Insight Advisor utilizes a combination of Qlik’s associative engine and augmented intelligence engine and supports a wide range of use cases, as seen in the following figure:

Figure 1.1: Qlik Insight Advisor and different scenarios

Figure 1.1: Qlik Insight Advisor and different scenarios

Did you know?

The Qlik associative engine is the core technology that powers the Qlik data analytics and business intelligence platform. It is a powerful in-memory engine that uses an associative data model, which allows users to explore data in a way that is more intuitive and natural than traditional query-based tools.

Instead of pre-defined queries or data models, the engine automatically associates data across multiple tables and data sources based on common fields or attributes and uses a patented indexing technology that stores all the data in memory, enabling real-time analysis and exploration of even the largest datasets. It is a powerful and innovative technology that underpins the entire Qlik platform.

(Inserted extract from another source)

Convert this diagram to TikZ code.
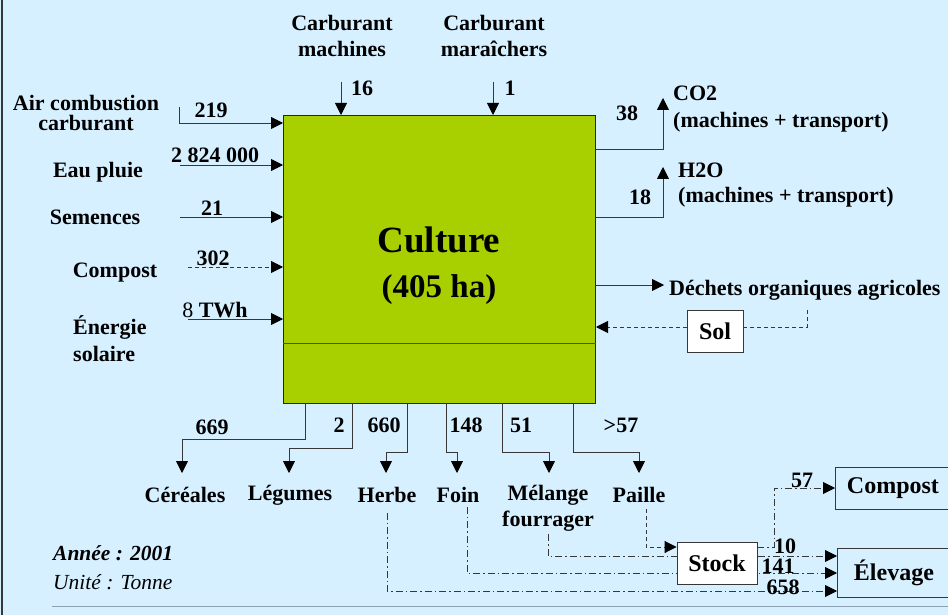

Insight Advisor has the following key features:

  • Advanced insight generation: Insight Advisor provides a way to surface new and hidden insights. It uses AI-generated analyses that are delivered in multiple forms. Users can select from a full range of analysis types, which are auto-generated. These types include visualizations, narrative insights, and entire dashboards. Advanced analytics is also supported, and Insight Advisor can generate comparison, ranking, trending, clustering, geographical analysis, time series forecasts, and more.
  • Search-based visual discovery: Insight Advisor auto-generates the most relevant and impactful visualizations for the users, based on natural language queries. It provides a set of charts that users can edit and fine-tune before adding to the dashboard. It is context-aware and reflects the selections with generated visualizations. It also suggests the most significant data relationships to explore further.
  • Conversational analytics: Conversational analytics in Insight Advisor allows users to interact using natural language. Insight Advisor Chat offers a fully conversational analytics experience for the entire Qlik platform. It understands user intent and delivers additional insights for deeper understanding.
  • Accelerated creation and data preparation: Accelerated creation and data preparation helps users to create analytics using a traditional build process. It gives recommendations about associations and relationships in data. It also gives chart suggestions and renders the best types of visualizations for each use case, which allows non-technical users to get the most out of the analyzed data. Part of the data preparation also involves an intelligent profiling that provides descriptive statistics about the data.

Note

A hands-on example with Insight Advisor can be found in Chapter 9, where you will be given a practical example of the most important functionalities in action.

Qlik AutoML

Qlik AutoML is an automated machine learning tool that makes AI-generated machine learning models and predictive analytics available for all users. It allows users to easily generate machine learning models, make predictions, and plan decisions using an intuitive, code-free user interface.

AutoML connects and profiles data, identifies key drivers in the dataset, and generates and refines models. It allows users to create future predictions and test what-if scenarios. Results are returned with prediction-influencer data (Shapley values) at the record level, which allows users to understand why predictions were made. This is critical to take the correct actions based on the outcome.

Predictive data can be published in Qlik Sense for further analysis and models can be integrated using Advanced Analytics Integration for real-time exploratory analysis.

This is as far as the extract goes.